> **Given instruction**: Look through the entries below and extract exactly the lines from the one containing "Write a Python" through the one containing "import numpy as np", ends included.

> **Stored items from a collection**:
·····

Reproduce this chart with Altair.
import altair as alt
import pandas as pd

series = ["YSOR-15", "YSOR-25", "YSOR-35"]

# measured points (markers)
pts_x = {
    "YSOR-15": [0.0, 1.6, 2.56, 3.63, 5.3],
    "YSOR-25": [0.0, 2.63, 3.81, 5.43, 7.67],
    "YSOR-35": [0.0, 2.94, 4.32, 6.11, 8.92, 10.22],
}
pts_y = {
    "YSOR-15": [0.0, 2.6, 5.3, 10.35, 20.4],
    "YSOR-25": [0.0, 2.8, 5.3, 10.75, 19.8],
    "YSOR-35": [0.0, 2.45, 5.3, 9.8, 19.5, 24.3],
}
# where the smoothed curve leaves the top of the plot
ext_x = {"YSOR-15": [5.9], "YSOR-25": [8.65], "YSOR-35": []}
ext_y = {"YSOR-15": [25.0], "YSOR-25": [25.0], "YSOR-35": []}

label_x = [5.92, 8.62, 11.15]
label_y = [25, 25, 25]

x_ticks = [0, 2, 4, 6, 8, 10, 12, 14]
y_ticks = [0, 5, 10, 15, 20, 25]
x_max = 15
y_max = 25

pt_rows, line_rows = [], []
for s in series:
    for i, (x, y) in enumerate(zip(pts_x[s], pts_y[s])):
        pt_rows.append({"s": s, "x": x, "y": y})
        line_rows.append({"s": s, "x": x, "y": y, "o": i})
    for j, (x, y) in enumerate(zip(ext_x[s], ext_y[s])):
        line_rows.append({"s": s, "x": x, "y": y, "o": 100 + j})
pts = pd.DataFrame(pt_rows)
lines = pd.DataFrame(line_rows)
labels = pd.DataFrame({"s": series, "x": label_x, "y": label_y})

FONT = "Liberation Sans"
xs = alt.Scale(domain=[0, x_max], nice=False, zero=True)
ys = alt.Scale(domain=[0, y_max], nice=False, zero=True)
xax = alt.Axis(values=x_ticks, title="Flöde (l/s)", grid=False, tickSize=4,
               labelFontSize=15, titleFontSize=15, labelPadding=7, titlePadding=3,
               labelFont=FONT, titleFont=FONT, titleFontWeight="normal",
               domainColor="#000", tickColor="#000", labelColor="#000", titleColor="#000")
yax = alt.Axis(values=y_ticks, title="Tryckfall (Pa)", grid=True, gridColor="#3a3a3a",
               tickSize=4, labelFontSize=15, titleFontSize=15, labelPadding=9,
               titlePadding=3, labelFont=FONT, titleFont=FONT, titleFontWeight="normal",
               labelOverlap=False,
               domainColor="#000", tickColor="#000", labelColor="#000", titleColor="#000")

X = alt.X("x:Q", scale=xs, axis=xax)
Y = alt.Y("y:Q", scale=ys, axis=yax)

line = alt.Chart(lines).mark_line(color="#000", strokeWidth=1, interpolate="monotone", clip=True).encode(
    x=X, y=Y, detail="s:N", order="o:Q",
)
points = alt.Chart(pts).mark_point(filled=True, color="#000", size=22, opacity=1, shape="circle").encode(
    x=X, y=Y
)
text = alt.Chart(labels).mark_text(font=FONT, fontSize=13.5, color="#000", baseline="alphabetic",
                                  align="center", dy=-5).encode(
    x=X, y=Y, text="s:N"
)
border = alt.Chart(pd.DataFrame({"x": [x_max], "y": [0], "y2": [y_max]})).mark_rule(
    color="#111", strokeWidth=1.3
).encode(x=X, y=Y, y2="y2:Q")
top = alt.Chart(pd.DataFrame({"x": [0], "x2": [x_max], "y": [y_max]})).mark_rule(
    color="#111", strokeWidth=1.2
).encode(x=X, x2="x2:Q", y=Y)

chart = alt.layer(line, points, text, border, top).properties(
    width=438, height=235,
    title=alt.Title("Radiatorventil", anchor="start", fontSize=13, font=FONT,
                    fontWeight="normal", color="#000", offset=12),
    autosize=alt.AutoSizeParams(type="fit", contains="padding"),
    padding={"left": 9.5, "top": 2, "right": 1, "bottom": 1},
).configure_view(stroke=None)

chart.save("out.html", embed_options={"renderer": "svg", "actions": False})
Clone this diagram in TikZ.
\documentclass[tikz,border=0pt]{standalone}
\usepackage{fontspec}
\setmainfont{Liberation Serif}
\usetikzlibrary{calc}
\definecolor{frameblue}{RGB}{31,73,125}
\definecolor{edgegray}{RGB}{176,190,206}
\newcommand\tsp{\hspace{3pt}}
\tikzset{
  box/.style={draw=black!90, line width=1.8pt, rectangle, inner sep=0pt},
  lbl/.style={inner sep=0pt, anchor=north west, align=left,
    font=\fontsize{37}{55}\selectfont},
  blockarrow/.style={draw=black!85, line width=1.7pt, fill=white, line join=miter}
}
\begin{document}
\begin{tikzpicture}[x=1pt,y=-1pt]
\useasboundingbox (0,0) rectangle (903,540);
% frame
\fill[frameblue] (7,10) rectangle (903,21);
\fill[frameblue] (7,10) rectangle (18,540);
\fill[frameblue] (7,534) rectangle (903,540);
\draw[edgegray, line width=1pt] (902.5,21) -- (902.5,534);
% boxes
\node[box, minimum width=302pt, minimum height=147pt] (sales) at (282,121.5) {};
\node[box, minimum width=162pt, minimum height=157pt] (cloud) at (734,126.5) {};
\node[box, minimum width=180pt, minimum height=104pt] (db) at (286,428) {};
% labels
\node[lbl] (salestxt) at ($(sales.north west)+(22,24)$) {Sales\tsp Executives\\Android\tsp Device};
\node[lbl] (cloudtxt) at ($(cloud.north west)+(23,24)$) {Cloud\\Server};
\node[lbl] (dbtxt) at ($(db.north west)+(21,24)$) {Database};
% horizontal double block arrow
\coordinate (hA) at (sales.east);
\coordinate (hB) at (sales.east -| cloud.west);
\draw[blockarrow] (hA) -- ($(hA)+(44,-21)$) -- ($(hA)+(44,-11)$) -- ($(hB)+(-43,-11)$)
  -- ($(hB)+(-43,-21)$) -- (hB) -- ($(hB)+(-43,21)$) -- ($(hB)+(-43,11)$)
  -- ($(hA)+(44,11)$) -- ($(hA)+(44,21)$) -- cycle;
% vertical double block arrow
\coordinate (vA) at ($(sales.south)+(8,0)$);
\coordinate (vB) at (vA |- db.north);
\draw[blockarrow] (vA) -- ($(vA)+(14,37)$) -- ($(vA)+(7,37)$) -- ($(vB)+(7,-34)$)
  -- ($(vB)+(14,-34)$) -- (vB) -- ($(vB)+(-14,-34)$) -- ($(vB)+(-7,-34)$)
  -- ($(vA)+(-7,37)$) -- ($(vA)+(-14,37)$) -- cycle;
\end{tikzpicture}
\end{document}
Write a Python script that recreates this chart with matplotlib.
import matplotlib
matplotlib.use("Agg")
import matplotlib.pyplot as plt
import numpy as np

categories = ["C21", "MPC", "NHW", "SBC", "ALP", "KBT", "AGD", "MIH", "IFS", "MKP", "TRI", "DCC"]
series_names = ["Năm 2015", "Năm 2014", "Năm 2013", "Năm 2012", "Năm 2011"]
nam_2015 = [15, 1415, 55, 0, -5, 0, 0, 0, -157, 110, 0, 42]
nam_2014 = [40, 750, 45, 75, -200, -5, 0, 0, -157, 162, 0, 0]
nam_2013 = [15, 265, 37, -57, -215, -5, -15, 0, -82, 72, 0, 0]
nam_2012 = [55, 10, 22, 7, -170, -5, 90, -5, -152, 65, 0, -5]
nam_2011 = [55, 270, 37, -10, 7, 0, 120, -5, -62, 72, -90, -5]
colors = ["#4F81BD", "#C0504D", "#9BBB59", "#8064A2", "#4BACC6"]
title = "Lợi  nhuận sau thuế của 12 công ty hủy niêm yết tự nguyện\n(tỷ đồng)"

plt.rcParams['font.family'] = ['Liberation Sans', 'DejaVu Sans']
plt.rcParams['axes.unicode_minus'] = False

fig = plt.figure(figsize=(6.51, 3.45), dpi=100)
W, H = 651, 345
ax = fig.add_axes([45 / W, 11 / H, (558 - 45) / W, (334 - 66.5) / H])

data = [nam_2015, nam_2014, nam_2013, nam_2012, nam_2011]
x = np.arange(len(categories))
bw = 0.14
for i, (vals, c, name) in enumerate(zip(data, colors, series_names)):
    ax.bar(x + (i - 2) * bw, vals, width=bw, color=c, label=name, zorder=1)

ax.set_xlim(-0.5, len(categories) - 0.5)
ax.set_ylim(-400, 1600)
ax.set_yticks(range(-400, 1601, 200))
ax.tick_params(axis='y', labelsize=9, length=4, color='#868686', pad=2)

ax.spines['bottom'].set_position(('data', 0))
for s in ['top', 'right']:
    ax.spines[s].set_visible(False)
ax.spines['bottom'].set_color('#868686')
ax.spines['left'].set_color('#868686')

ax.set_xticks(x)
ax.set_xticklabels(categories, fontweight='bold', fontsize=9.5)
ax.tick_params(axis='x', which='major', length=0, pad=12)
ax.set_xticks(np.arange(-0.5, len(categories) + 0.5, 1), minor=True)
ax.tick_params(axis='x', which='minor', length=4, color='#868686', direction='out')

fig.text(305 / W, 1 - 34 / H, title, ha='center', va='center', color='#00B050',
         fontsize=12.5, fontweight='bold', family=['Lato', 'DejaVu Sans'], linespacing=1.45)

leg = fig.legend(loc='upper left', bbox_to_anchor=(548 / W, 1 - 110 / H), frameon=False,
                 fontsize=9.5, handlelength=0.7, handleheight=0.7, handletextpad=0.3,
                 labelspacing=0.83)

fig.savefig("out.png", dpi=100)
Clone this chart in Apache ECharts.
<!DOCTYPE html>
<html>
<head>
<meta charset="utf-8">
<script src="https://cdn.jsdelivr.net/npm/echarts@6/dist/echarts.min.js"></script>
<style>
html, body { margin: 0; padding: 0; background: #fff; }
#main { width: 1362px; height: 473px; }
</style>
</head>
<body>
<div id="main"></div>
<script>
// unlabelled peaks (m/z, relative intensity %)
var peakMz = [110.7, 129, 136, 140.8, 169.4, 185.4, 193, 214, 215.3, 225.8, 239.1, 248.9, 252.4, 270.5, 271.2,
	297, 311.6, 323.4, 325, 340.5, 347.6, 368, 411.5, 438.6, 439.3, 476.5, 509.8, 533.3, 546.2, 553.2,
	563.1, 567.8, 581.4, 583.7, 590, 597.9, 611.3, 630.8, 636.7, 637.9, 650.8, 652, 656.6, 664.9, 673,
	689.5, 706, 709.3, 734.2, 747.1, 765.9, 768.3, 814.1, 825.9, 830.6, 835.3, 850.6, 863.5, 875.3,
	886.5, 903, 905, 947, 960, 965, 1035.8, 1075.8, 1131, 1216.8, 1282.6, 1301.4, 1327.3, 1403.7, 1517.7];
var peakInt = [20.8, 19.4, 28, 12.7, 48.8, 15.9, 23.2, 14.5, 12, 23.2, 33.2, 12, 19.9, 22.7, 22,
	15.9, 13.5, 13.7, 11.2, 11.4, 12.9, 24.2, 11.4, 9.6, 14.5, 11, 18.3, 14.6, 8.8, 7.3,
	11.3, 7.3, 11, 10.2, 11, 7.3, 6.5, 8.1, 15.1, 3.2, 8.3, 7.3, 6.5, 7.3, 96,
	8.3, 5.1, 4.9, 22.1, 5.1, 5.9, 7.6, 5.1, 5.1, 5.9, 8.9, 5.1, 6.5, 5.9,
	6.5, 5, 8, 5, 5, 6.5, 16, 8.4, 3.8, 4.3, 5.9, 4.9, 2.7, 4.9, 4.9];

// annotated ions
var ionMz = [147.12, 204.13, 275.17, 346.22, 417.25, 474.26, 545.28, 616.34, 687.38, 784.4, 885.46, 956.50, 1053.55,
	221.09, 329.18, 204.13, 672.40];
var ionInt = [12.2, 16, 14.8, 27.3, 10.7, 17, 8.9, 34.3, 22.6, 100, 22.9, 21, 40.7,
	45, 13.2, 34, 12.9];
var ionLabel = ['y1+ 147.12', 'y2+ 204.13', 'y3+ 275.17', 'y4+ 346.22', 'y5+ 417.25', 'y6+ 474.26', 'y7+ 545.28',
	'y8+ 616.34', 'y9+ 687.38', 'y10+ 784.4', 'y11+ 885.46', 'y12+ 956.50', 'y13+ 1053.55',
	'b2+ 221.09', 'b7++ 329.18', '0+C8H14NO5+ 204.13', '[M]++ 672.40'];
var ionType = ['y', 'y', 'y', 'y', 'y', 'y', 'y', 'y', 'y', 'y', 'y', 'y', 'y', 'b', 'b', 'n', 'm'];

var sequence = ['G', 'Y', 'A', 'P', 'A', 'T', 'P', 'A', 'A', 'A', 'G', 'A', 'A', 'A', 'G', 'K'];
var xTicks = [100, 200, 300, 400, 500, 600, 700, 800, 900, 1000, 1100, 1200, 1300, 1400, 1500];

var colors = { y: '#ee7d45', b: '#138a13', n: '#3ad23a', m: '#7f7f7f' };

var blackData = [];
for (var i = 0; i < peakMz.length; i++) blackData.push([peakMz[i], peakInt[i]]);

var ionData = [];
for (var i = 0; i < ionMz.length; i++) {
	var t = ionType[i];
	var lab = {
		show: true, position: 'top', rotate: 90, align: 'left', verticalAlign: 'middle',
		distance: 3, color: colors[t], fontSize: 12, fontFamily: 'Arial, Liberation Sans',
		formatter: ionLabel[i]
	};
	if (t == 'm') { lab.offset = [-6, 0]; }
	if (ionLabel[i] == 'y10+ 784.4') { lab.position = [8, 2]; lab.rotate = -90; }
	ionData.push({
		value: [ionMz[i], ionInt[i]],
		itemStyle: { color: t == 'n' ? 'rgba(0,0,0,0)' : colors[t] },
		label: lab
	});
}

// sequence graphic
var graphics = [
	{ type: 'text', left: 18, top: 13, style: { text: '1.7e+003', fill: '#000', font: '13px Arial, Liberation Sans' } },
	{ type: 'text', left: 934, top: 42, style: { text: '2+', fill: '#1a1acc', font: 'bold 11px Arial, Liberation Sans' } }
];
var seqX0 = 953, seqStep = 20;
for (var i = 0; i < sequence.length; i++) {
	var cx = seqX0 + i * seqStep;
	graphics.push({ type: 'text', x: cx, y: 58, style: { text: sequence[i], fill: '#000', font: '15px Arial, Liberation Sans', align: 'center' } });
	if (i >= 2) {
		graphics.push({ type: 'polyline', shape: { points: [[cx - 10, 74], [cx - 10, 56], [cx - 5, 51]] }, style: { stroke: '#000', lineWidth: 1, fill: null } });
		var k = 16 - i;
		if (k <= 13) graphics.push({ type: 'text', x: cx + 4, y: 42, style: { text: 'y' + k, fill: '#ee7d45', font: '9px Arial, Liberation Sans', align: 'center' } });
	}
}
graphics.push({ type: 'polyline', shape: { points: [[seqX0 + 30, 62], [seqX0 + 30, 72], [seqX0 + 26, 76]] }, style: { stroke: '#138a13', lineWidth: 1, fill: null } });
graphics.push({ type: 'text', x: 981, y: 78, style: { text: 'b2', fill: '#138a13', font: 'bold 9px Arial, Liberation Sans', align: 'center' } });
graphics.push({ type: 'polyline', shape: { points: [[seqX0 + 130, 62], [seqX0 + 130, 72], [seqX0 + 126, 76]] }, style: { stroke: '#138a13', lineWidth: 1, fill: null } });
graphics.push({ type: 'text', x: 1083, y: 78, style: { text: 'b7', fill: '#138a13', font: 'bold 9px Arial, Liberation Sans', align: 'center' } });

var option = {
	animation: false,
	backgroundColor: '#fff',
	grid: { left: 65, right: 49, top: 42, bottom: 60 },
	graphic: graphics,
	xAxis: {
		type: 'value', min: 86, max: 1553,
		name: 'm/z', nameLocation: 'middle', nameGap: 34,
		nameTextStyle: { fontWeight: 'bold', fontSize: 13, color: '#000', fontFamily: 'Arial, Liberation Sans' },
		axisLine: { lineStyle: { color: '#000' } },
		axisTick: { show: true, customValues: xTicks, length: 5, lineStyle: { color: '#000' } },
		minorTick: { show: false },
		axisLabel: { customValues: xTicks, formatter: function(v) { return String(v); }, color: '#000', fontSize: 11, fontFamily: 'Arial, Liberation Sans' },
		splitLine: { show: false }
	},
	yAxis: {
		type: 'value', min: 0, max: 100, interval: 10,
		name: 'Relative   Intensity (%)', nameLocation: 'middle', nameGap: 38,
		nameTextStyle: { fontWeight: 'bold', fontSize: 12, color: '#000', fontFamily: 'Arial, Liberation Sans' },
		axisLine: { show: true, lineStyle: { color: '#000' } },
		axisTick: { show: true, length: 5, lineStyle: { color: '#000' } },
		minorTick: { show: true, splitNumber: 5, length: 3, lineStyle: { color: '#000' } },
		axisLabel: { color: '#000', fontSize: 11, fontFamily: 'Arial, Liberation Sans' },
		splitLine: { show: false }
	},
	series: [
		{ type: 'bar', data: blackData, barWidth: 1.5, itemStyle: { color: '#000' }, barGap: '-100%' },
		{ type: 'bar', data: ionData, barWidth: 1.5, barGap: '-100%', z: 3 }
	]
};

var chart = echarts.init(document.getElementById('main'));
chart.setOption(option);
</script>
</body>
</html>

·····

> **Result of this exercise**:
Write a Python script that recreates this chart with matplotlib.
import matplotlib
matplotlib.use("Agg")
import matplotlib.pyplot as plt
import numpy as np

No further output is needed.